In McCabe’s hands, Haydn’s specific gravity has a great deal to do with its sense of earthiness, music that is equally at ease in palaces and peasant fields. This means McCabe detaches phrases from one another, plays with a conscious steadiness and a powerful sense of rhythmical cadence. Chords are often deliberate; these are performances peppered with full stops and semi-colons.

Whether coincidence or house style, the legendary Decca complete sets of Haydn symphonies (Dorati) and the string quartets by the Aeolians have precisely these same virtues. McCabe’s set is for those who are keen to stress Haydn’s difference from the rest of the Viennese classical style, and especially from Mozart. If you prefer Colin Davis’ stateliness in the symphonies, or the Amadeus in the quartets, you may find Buchbinder a more congenial listen.

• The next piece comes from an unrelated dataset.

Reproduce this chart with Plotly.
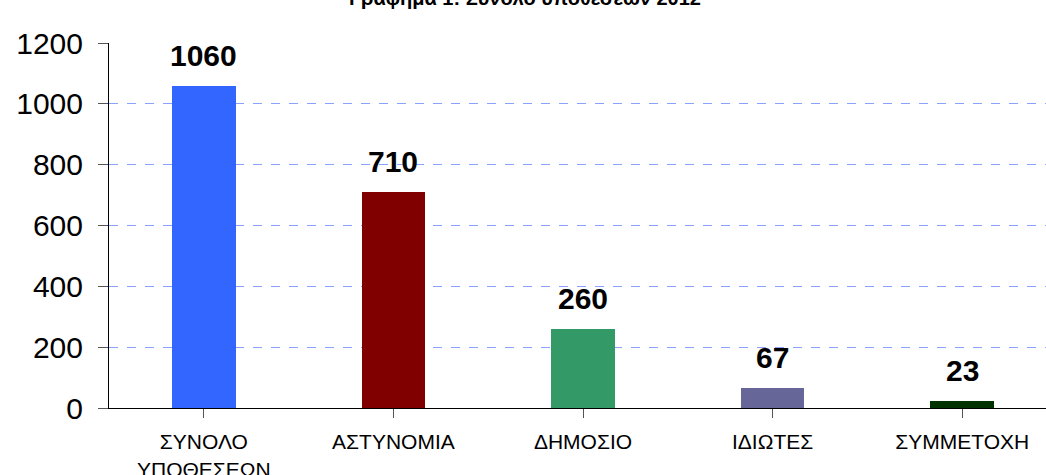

Detailed comparisons could be drawn from more or less any sonata. McCabe, for example, starts Hoboken XVI 49 with far greater deliberation, Buchbinder faster and more allusively, with much more spring in the scale-based themes. In the finale, Buchbinder plays the insistent repeated notes in the rondo theme as an accompaniment to the melodic shape; for McCabe it is more a drumbeat, a call to attention with every reprise. In Hoboken XVI 32 McCabe brings a solemnity and grandeur to the slow movement and a sense of agitation to the finale that Buchbinder’s less searching playing lacks. But come to XVI 37, and the smooth semiquaver motifs of the first movement and the silkiness in the minuet make Buchbinder far the more effective.

More tinkly or more clumpy? Talcum powder or carbolic soap? Wigs or Wellington boots? Court or country? I am exaggerating the differences, of course, since both sets are exemplary in their fidelity to what is recognisably the classical style. There is no right or wrong; you may recall that pianists as eminent as Gilels and Richter chose to play Mozart in the way that McCabe plays Haydn, with a conscious repudiation of tenderness.

In any case, however, this Buchbinder is an ideal reference set; it is significantly cheaper than McCabe, even with both in re-issue; the recording also sounds very good, even after thirty years. When one considers that at time of first issue, a complete Haydn piano sonata set would have cost well over £100 (goodness knows how much that is with thirty years of inflation added), this box is another astonishing bargain.